[Begin DATA EXCERPT]

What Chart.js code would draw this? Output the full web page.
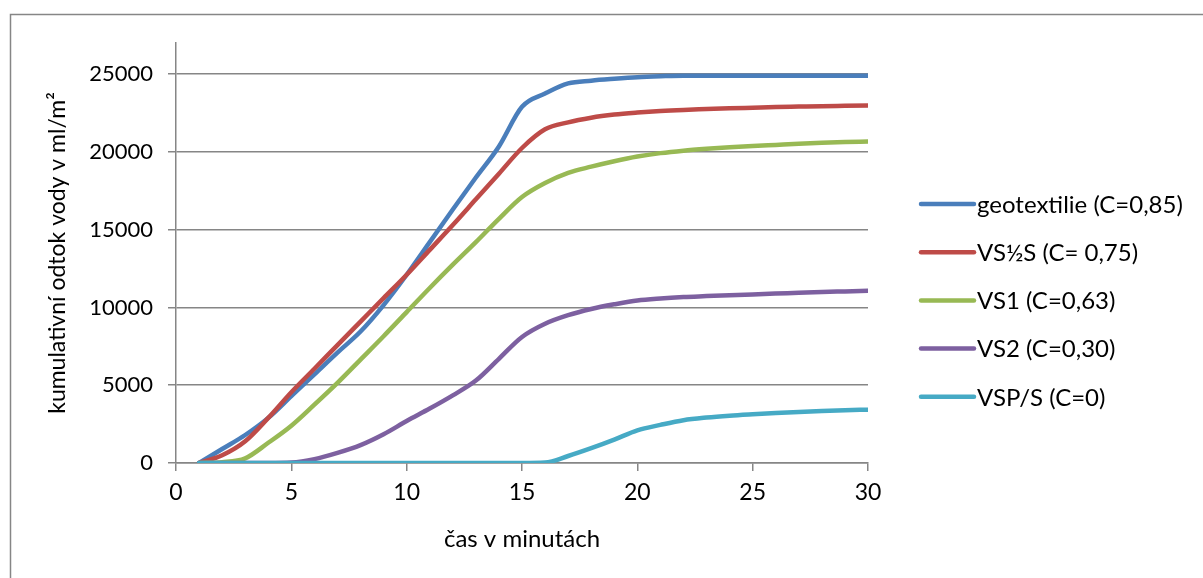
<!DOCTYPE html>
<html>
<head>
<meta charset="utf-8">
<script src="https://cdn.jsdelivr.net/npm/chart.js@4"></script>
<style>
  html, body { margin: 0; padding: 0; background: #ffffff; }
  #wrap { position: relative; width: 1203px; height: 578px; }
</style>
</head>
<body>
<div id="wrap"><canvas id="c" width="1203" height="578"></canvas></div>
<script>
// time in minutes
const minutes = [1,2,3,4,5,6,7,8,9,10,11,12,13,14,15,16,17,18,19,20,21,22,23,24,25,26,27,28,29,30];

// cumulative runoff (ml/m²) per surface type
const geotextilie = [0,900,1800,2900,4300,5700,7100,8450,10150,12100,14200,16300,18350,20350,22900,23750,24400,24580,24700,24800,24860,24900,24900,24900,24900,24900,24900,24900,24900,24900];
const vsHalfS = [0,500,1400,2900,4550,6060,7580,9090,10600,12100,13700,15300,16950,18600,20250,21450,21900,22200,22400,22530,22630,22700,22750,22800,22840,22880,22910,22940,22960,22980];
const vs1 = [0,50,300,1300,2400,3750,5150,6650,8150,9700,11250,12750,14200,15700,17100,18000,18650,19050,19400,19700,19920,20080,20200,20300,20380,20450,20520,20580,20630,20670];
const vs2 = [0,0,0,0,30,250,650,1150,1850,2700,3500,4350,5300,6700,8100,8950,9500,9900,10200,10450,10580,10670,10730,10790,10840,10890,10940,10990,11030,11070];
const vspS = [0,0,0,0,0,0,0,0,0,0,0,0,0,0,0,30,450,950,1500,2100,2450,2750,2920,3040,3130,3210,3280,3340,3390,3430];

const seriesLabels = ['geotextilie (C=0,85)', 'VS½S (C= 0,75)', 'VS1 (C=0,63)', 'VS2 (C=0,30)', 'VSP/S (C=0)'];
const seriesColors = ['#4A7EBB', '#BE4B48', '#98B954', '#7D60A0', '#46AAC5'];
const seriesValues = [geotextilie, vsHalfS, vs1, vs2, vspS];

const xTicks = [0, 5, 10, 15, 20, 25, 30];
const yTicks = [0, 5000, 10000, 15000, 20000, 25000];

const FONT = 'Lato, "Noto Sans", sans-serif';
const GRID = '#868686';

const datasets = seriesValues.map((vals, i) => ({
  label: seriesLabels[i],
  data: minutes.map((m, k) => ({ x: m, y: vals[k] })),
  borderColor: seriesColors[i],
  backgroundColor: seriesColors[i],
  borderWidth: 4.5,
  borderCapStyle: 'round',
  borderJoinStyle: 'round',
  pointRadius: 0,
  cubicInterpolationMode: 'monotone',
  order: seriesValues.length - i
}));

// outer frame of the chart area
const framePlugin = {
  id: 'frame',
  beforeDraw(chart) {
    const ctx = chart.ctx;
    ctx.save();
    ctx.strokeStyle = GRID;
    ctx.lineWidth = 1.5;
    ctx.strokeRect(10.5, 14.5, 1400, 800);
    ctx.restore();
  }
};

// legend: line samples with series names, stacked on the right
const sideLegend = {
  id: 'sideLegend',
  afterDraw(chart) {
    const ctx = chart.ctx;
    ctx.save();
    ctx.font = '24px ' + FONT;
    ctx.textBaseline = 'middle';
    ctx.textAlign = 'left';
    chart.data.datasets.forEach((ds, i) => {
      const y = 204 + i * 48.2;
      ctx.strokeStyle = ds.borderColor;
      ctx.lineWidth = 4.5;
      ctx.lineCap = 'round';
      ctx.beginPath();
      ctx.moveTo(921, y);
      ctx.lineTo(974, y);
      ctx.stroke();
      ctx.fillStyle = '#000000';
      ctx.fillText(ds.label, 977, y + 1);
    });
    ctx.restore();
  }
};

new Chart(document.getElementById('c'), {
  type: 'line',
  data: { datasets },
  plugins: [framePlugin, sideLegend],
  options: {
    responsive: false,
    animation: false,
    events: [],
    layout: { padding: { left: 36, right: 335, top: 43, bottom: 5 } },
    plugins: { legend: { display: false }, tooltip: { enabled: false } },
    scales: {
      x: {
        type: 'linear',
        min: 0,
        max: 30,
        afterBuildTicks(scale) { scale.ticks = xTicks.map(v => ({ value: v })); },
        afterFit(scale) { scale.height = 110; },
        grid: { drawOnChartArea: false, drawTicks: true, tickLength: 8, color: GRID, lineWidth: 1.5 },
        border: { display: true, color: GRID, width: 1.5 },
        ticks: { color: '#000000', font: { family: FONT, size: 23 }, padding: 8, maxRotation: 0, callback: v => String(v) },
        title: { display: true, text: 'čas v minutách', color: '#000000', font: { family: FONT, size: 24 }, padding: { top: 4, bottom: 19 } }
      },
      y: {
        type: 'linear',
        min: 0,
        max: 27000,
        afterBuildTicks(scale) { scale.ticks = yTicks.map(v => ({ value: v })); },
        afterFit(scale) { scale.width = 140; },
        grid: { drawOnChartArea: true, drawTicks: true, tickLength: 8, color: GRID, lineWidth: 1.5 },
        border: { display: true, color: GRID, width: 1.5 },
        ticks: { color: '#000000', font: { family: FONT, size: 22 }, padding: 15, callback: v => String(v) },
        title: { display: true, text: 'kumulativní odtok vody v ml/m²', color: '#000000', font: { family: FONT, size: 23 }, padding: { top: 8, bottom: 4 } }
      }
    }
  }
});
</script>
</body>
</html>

[End DATA EXCERPT]

WHAT IS EXPECTED:
Copy each line exactly, and leave the pictures out of your copy.

PROBLEM SOLUTION:
What Chart.js code would draw this? Output the full web page.
<!DOCTYPE html>
<html>
<head>
<meta charset="utf-8">
<script src="https://cdn.jsdelivr.net/npm/chart.js@4"></script>
<style>
  html, body { margin: 0; padding: 0; background: #ffffff; }
  #wrap { position: relative; width: 1203px; height: 578px; }
</style>
</head>
<body>
<div id="wrap"><canvas id="c" width="1203" height="578"></canvas></div>
<script>
// time in minutes
const minutes = [1,2,3,4,5,6,7,8,9,10,11,12,13,14,15,16,17,18,19,20,21,22,23,24,25,26,27,28,29,30];

// cumulative runoff (ml/m²) per surface type
const geotextilie = [0,900,1800,2900,4300,5700,7100,8450,10150,12100,14200,16300,18350,20350,22900,23750,24400,24580,24700,24800,24860,24900,24900,24900,24900,24900,24900,24900,24900,24900];
const vsHalfS = [0,500,1400,2900,4550,6060,7580,9090,10600,12100,13700,15300,16950,18600,20250,21450,21900,22200,22400,22530,22630,22700,22750,22800,22840,22880,22910,22940,22960,22980];
const vs1 = [0,50,300,1300,2400,3750,5150,6650,8150,9700,11250,12750,14200,15700,17100,18000,18650,19050,19400,19700,19920,20080,20200,20300,20380,20450,20520,20580,20630,20670];
const vs2 = [0,0,0,0,30,250,650,1150,1850,2700,3500,4350,5300,6700,8100,8950,9500,9900,10200,10450,10580,10670,10730,10790,10840,10890,10940,10990,11030,11070];
const vspS = [0,0,0,0,0,0,0,0,0,0,0,0,0,0,0,30,450,950,1500,2100,2450,2750,2920,3040,3130,3210,3280,3340,3390,3430];

const seriesLabels = ['geotextilie (C=0,85)', 'VS½S (C= 0,75)', 'VS1 (C=0,63)', 'VS2 (C=0,30)', 'VSP/S (C=0)'];
const seriesColors = ['#4A7EBB', '#BE4B48', '#98B954', '#7D60A0', '#46AAC5'];
const seriesValues = [geotextilie, vsHalfS, vs1, vs2, vspS];

const xTicks = [0, 5, 10, 15, 20, 25, 30];
const yTicks = [0, 5000, 10000, 15000, 20000, 25000];

const FONT = 'Lato, "Noto Sans", sans-serif';
const GRID = '#868686';

const datasets = seriesValues.map((vals, i) => ({
  label: seriesLabels[i],
  data: minutes.map((m, k) => ({ x: m, y: vals[k] })),
  borderColor: seriesColors[i],
  backgroundColor: seriesColors[i],
  borderWidth: 4.5,
  borderCapStyle: 'round',
  borderJoinStyle: 'round',
  pointRadius: 0,
  cubicInterpolationMode: 'monotone',
  order: seriesValues.length - i
}));

// outer frame of the chart area
const framePlugin = {
  id: 'frame',
  beforeDraw(chart) {
    const ctx = chart.ctx;
    ctx.save();
    ctx.strokeStyle = GRID;
    ctx.lineWidth = 1.5;
    ctx.strokeRect(10.5, 14.5, 1400, 800);
    ctx.restore();
  }
};

// legend: line samples with series names, stacked on the right
const sideLegend = {
  id: 'sideLegend',
  afterDraw(chart) {
    const ctx = chart.ctx;
    ctx.save();
    ctx.font = '24px ' + FONT;
    ctx.textBaseline = 'middle';
    ctx.textAlign = 'left';
    chart.data.datasets.forEach((ds, i) => {
      const y = 204 + i * 48.2;
      ctx.strokeStyle = ds.borderColor;
      ctx.lineWidth = 4.5;
      ctx.lineCap = 'round';
      ctx.beginPath();
      ctx.moveTo(921, y);
      ctx.lineTo(974, y);
      ctx.stroke();
      ctx.fillStyle = '#000000';
      ctx.fillText(ds.label, 977, y + 1);
    });
    ctx.restore();
  }
};

new Chart(document.getElementById('c'), {
  type: 'line',
  data: { datasets },
  plugins: [framePlugin, sideLegend],
  options: {
    responsive: false,
    animation: false,
    events: [],
    layout: { padding: { left: 36, right: 335, top: 43, bottom: 5 } },
    plugins: { legend: { display: false }, tooltip: { enabled: false } },
    scales: {
      x: {
        type: 'linear',
        min: 0,
        max: 30,
        afterBuildTicks(scale) { scale.ticks = xTicks.map(v => ({ value: v })); },
        afterFit(scale) { scale.height = 110; },
        grid: { drawOnChartArea: false, drawTicks: true, tickLength: 8, color: GRID, lineWidth: 1.5 },
        border: { display: true, color: GRID, width: 1.5 },
        ticks: { color: '#000000', font: { family: FONT, size: 23 }, padding: 8, maxRotation: 0, callback: v => String(v) },
        title: { display: true, text: 'čas v minutách', color: '#000000', font: { family: FONT, size: 24 }, padding: { top: 4, bottom: 19 } }
      },
      y: {
        type: 'linear',
        min: 0,
        max: 27000,
        afterBuildTicks(scale) { scale.ticks = yTicks.map(v => ({ value: v })); },
        afterFit(scale) { scale.width = 140; },
        grid: { drawOnChartArea: true, drawTicks: true, tickLength: 8, color: GRID, lineWidth: 1.5 },
        border: { display: true, color: GRID, width: 1.5 },
        ticks: { color: '#000000', font: { family: FONT, size: 22 }, padding: 15, callback: v => String(v) },
        title: { display: true, text: 'kumulativní odtok vody v ml/m²', color: '#000000', font: { family: FONT, size: 23 }, padding: { top: 8, bottom: 4 } }
      }
    }
  }
});
</script>
</body>
</html>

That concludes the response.